I returned from campaigning and had to cross the bridge to town, and the car stopped. There were around 200 youth accompanying me. They got out and started to push my car. Then we heard a grenade blast. Suddenly my driver got the car off the bridge and stood it on one side. Then began a continuous stream of firing. I didn't fear for myself: I was thinking that nothing should happen to the youngsters. Because they're poor boys. Their mothers would be waiting for them.
In the incident with the mine blast, again these boys were with me. They got down from their vehicles and lay down on the ground. I told my PSOs to tell them not to lie around but to get back into the vehicles because there was firing from all sides.
I had lost all hope of surviving the first attack. Because the firing was continuous for a long time, and the militants were so close. We were surrounded from all sides. Thank God more forces came and we got out.
Are these attacks because nearby Kulgam and Shopian are militancy-affected?
My constituency has the most militancy, and it is the most far-flung. Everyone knows that after Musharraf's promise to end infiltration a lot of militants have come here from Pakistan. But why am I alone made a target? Why is my house attacked? This very house where we are now has been attacked five-six times in the past year. Why am I repeatedly attacked?
What effect have the attacks had on your campaigning?
Though there isn't a village I haven't been to these past six years, I wanted to go and tell everyone how much destruction there was, and how much development has taken place. But there are problems — if I go, I can't give my programme in advance.

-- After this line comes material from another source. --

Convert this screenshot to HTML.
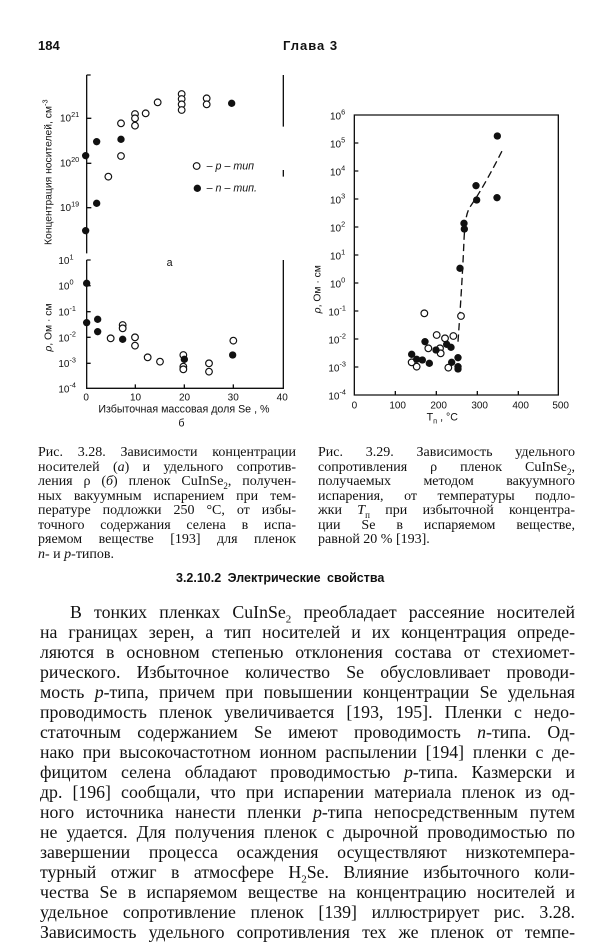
<!DOCTYPE html>
<html><head><meta charset="utf-8">
<style>
body{margin:0;width:615px;height:950px;background:#fff;position:relative;overflow:hidden;color:#111;font-family:"Liberation Serif",serif}
.a{position:absolute}
.ln{position:absolute;left:40px;width:535px;font-size:17.8px;line-height:20px;text-align:justify;text-align-last:justify;white-space:nowrap}
.cap{position:absolute;font-size:14px;line-height:14.5px;text-align:justify}
.cap div{text-align:justify;text-align-last:justify;white-space:nowrap;height:14.5px}
svg text{font-family:"Liberation Sans",sans-serif;fill:#111}
sub{line-height:0}
</style></head><body>
<div class="a" style="left:38px;top:38px;font:bold 13px 'Liberation Sans',sans-serif">184</div>
<div class="a" style="left:283px;top:38px;font:bold 13px 'Liberation Sans',sans-serif;letter-spacing:1px">Глава 3</div>

<svg class="a" style="left:0;top:0" width="615" height="450" viewBox="0 0 615 450">
<g transform="translate(20,60) scale(0.33333)" stroke="#111" stroke-width="4" fill="none">
 <path d="M200,45 V580 M200,45 H212 M790,45 V200 M790,330 V350"/>
 <path d="M200,175 H214 M200,310 H214 M200,443 H214"/>
 <path d="M200,600 V985 H790 V600 M200,600 H212"/>
 <path d="M200,677 H212 M200,755 H212 M200,832 H212 M200,910 H212 M346,985 V973 M493,985 V973 M640,985 V973"/>
 <g fill="#fff" stroke-width="3.5">
 <circle cx="265" cy="350" r="10"/><circle cx="303" cy="190" r="10"/><circle cx="303" cy="288" r="10"/><circle cx="345" cy="162" r="10"/><circle cx="345" cy="175" r="10"/><circle cx="345" cy="197" r="10"/><circle cx="377" cy="160" r="10"/><circle cx="413" cy="127" r="10"/><circle cx="485" cy="102" r="10"/><circle cx="485" cy="117" r="10"/><circle cx="485" cy="133" r="10"/><circle cx="485" cy="150" r="10"/><circle cx="560" cy="115" r="10"/><circle cx="560" cy="133" r="10"/><circle cx="530" cy="318" r="10"/>
 <circle cx="272" cy="835" r="10"/><circle cx="308" cy="795" r="10"/><circle cx="308" cy="805" r="10"/><circle cx="345" cy="832" r="10"/><circle cx="345" cy="857" r="10"/><circle cx="383" cy="892" r="10"/><circle cx="420" cy="905" r="10"/><circle cx="490" cy="885" r="10"/><circle cx="490" cy="920" r="10"/><circle cx="490" cy="928" r="10"/><circle cx="567" cy="910" r="10"/><circle cx="567" cy="935" r="10"/><circle cx="640" cy="842" r="10"/>
 </g>
 <g fill="#111" stroke="none">
 <circle cx="197" cy="287" r="11"/><circle cx="230" cy="245" r="11"/><circle cx="230" cy="430" r="11"/><circle cx="197" cy="512" r="11"/><circle cx="303" cy="238" r="11"/><circle cx="635" cy="130" r="11"/><circle cx="532" cy="385" r="11"/>
 <circle cx="200" cy="670" r="11"/><circle cx="200" cy="788" r="11"/><circle cx="233" cy="778" r="11"/><circle cx="233" cy="815" r="11"/><circle cx="308" cy="838" r="11"/><circle cx="493" cy="898" r="11"/><circle cx="638" cy="885" r="11"/>
 </g>
 <g stroke="none" font-size="30">
 <text x="120" y="185">10<tspan dy="-14" font-size="22">21</tspan></text>
 <text x="120" y="320">10<tspan dy="-14" font-size="22">20</tspan></text>
 <text x="120" y="453">10<tspan dy="-14" font-size="22">19</tspan></text>
 <text x="560" y="328" font-size="32">– <tspan font-style="italic">p</tspan> – <tspan font-style="italic">тип</tspan></text>
 <text x="560" y="395" font-size="32">– <tspan font-style="italic">n</tspan> – <tspan font-style="italic">тип.</tspan></text>
 <text x="115" y="612">10<tspan dy="-14" font-size="22">1</tspan></text>
 <text x="115" y="688">10<tspan dy="-14" font-size="22">0</tspan></text>
 <text x="115" y="767">10<tspan dy="-14" font-size="22">-1</tspan></text>
 <text x="115" y="844">10<tspan dy="-14" font-size="22">-2</tspan></text>
 <text x="115" y="921">10<tspan dy="-14" font-size="22">-3</tspan></text>
 <text x="115" y="997">10<tspan dy="-14" font-size="22">-4</tspan></text>
 <text x="190" y="1022">0</text><text x="330" y="1022">10</text><text x="477" y="1022">20</text><text x="623" y="1022">30</text><text x="770" y="1022">40</text>
 <text x="235" y="1058" font-size="32">Избыточная  массовая  доля  Se , %</text>
 <text x="475" y="1100" font-size="32">б</text>
 <text x="440" y="618" font-size="32">а</text>
 <text transform="translate(95,555) rotate(-90)" font-size="31">Концентрация  носителей, см<tspan dy="-12" font-size="22">-3</tspan></text>
 <text transform="translate(95,875) rotate(-90)" font-size="31"><tspan font-style="italic">ρ</tspan>, Ом · см</text>
 </g>
</g>

<g transform="translate(300,100) scale(0.33333)" stroke="#111" stroke-width="4" fill="none">
 <path d="M163,45 H775 V885 H163 Z"/>
 <path d="M163,129 H175 M163,213 H175 M163,297 H175 M163,381 H175 M163,465 H175 M163,549 H175 M163,633 H175 M163,717 H175 M163,801 H175 M286,885 V873 M409,885 V873 M532,885 V873 M655,885 V873"/>
 <path d="M474,725 C480,640 488,520 492,420 C495,360 500,335 512,318 C545,270 580,205 610,145" stroke-dasharray="22,12"/>
 <g fill="#fff" stroke-width="3.5">
 <circle cx="335" cy="787" r="10"/><circle cx="350" cy="800" r="10"/><circle cx="373" cy="640" r="10"/><circle cx="385" cy="745" r="10"/><circle cx="410" cy="705" r="10"/><circle cx="420" cy="745" r="10"/><circle cx="422" cy="760" r="10"/><circle cx="435" cy="715" r="10"/><circle cx="445" cy="803" r="10"/><circle cx="460" cy="708" r="10"/><circle cx="483" cy="648" r="10"/>
 </g>
 <g fill="#111" stroke="none">
 <circle cx="335" cy="763" r="11"/><circle cx="350" cy="778" r="11"/><circle cx="367" cy="780" r="11"/><circle cx="388" cy="790" r="11"/><circle cx="375" cy="725" r="11"/><circle cx="408" cy="750" r="11"/><circle cx="440" cy="733" r="11"/><circle cx="453" cy="742" r="11"/><circle cx="455" cy="787" r="11"/><circle cx="474" cy="773" r="11"/><circle cx="474" cy="800" r="11"/><circle cx="474" cy="807" r="11"/><circle cx="480" cy="505" r="11"/><circle cx="492" cy="370" r="11"/><circle cx="493" cy="387" r="11"/><circle cx="528" cy="257" r="11"/><circle cx="530" cy="300" r="11"/><circle cx="592" cy="108" r="11"/><circle cx="591" cy="293" r="11"/>
 </g>
 <g stroke="none" font-size="30">
 <text x="90" y="58">10<tspan dy="-14" font-size="22">6</tspan></text>
 <text x="90" y="142">10<tspan dy="-14" font-size="22">5</tspan></text>
 <text x="90" y="226">10<tspan dy="-14" font-size="22">4</tspan></text>
 <text x="90" y="310">10<tspan dy="-14" font-size="22">3</tspan></text>
 <text x="90" y="394">10<tspan dy="-14" font-size="22">2</tspan></text>
 <text x="90" y="478">10<tspan dy="-14" font-size="22">1</tspan></text>
 <text x="90" y="562">10<tspan dy="-14" font-size="22">0</tspan></text>
 <text x="85" y="646">10<tspan dy="-14" font-size="22">-1</tspan></text>
 <text x="85" y="730">10<tspan dy="-14" font-size="22">-2</tspan></text>
 <text x="85" y="814">10<tspan dy="-14" font-size="22">-3</tspan></text>
 <text x="85" y="898">10<tspan dy="-14" font-size="22">-4</tspan></text>
 <text x="155" y="925">0</text><text x="268" y="925">100</text><text x="391" y="925">200</text><text x="514" y="925">300</text><text x="637" y="925">400</text><text x="757" y="925">500</text>
 <text x="380" y="962" font-size="32">T<tspan dy="8" font-size="22">п</tspan><tspan dy="-8"> , °C</tspan></text>
 <text transform="translate(62,640) rotate(-90)" font-size="31"><tspan font-style="italic">ρ</tspan>, Ом · см</text>
 </g>
</g>
</svg>

<div class="cap" style="left:38px;top:446px;width:258px">
<div>Рис. 3.28. Зависимости концентрации</div>
<div>носителей (<i>а</i>) и удельного сопротив-</div>
<div>ления ρ (<i>б</i>) пленок CuInSe<sub style="font-size:9px">2</sub>, получен-</div>
<div>ных вакуумным испарением при тем-</div>
<div>пературе подложки 250 °C, от избы-</div>
<div>точного содержания селена в испа-</div>
<div>ряемом веществе [193] для пленок</div>
<div style="text-align-last:left"><i>n</i>- и <i>p</i>-типов.</div>
</div>
<div class="cap" style="left:318px;top:446px;width:257px">
<div>Рис. 3.29. Зависимость удельного</div>
<div>сопротивления ρ пленок CuInSe<sub style="font-size:9px">2</sub>,</div>
<div>получаемых методом вакуумного</div>
<div>испарения, от температуры подло-</div>
<div>жки <i>T</i><sub style="font-size:9px">п</sub> при избыточной концентра-</div>
<div>ции Se в испаряемом веществе,</div>
<div style="text-align-last:left">равной 20 % [193].</div>
</div>

<div class="a" style="left:176px;top:571px;font:bold 12.5px 'Liberation Sans',sans-serif;word-spacing:3px">3.2.10.2 Электрические свойства</div>

<div class="ln" style="top:602px;left:70px;width:505px">В тонких пленках CuInSe<sub style="font-size:11px">2</sub> преобладает рассеяние носителей</div>
<div class="ln" style="top:622px">на границах зерен, а тип носителей и их концентрация опреде-</div>
<div class="ln" style="top:642px">ляются в основном степенью отклонения состава от стехиомет-</div>
<div class="ln" style="top:662px">рического. Избыточное количество Se обусловливает проводи-</div>
<div class="ln" style="top:682px">мость <i>p</i>-типа, причем при повышении концентрации Se удельная</div>
<div class="ln" style="top:702px">проводимость пленок увеличивается [193, 195]. Пленки с недо-</div>
<div class="ln" style="top:722px">статочным содержанием Se имеют проводимость <i>n</i>-типа. Од-</div>
<div class="ln" style="top:742px">нако при высокочастотном ионном распылении [194] пленки с де-</div>
<div class="ln" style="top:762px">фицитом селена обладают проводимостью <i>p</i>-типа. Казмерски и</div>
<div class="ln" style="top:782px">др. [196] сообщали, что при испарении материала пленок из од-</div>
<div class="ln" style="top:802px">ного источника нанести пленки <i>p</i>-типа непосредственным путем</div>
<div class="ln" style="top:822px">не удается. Для получения пленок с дырочной проводимостью по</div>
<div class="ln" style="top:842px">завершении процесса осаждения осуществляют низкотемпера-</div>
<div class="ln" style="top:862px">турный отжиг в атмосфере H<sub style="font-size:11px">2</sub>Se. Влияние избыточного коли-</div>
<div class="ln" style="top:882px">чества Se в испаряемом веществе на концентрацию носителей и</div>
<div class="ln" style="top:902px">удельное сопротивление пленок [139] иллюстрирует рис. 3.28.</div>
<div class="ln" style="top:922px">Зависимость удельного сопротивления тех же пленок от темпе-</div>
</body></html>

If I want to go somewhere, securitymen say don't go today, go day after, or better yet, don't go at all.
Is the anti-incumbency factor working against you?
There are 55,000 voters. I can't say all are satisfied. Unfortunately people only see shortcomings, not the work that’s been done. I can say with certainty that nobody has done as much as I have during the past six years. But the destruction of 12 years can't be fixed in just six.
How have the attacks effected Mummy and your sisters?
She wonders why all this is happening to her daughter. When I go out, she feels very bad and tries to dissuade me, saying there’s no need for so much campaigning, you've done a lot of work. Even if you don't go they'll vote for you.
First Daddy's death, then the killing of his brother Abdul Razak, and now almost daily attacks on our house. It seems that's all we've seen in last 12 years. We feel bad sometimes. I tell Mummy it would have been better to stay out of politics. The sisters also sometimes think that would have been better. Didi was a doctor and our fruit business was going well.
Has your personal life suffered after entering politics?
Personal life is completely over. There is nothing. No time for myself. Whatever you do is for the people. And after that if people are not happy then it feels futile. But that's part of politics.
Do you regret it?
I feel very bad because at this age, one should enjoy; what have I got myself into? (laughs) If one has to enter politics, one should do so at 40 or 50, but not at this age. This is an age for… my friends often call up and say they did this or went there, and enjoyed themselves so much. Naturally I feel awful that they do so much and I'm unable to do anything. I shouldn't have come into politics at this age; it should have been 10-12 years later.
Does this mean you'll leave politics in the near future?
There's no question of quitting. And my people won't let me leave. And it's not good since they put their trust in me. As long as I'm around, I'll be in politics, working for people, Inshallah.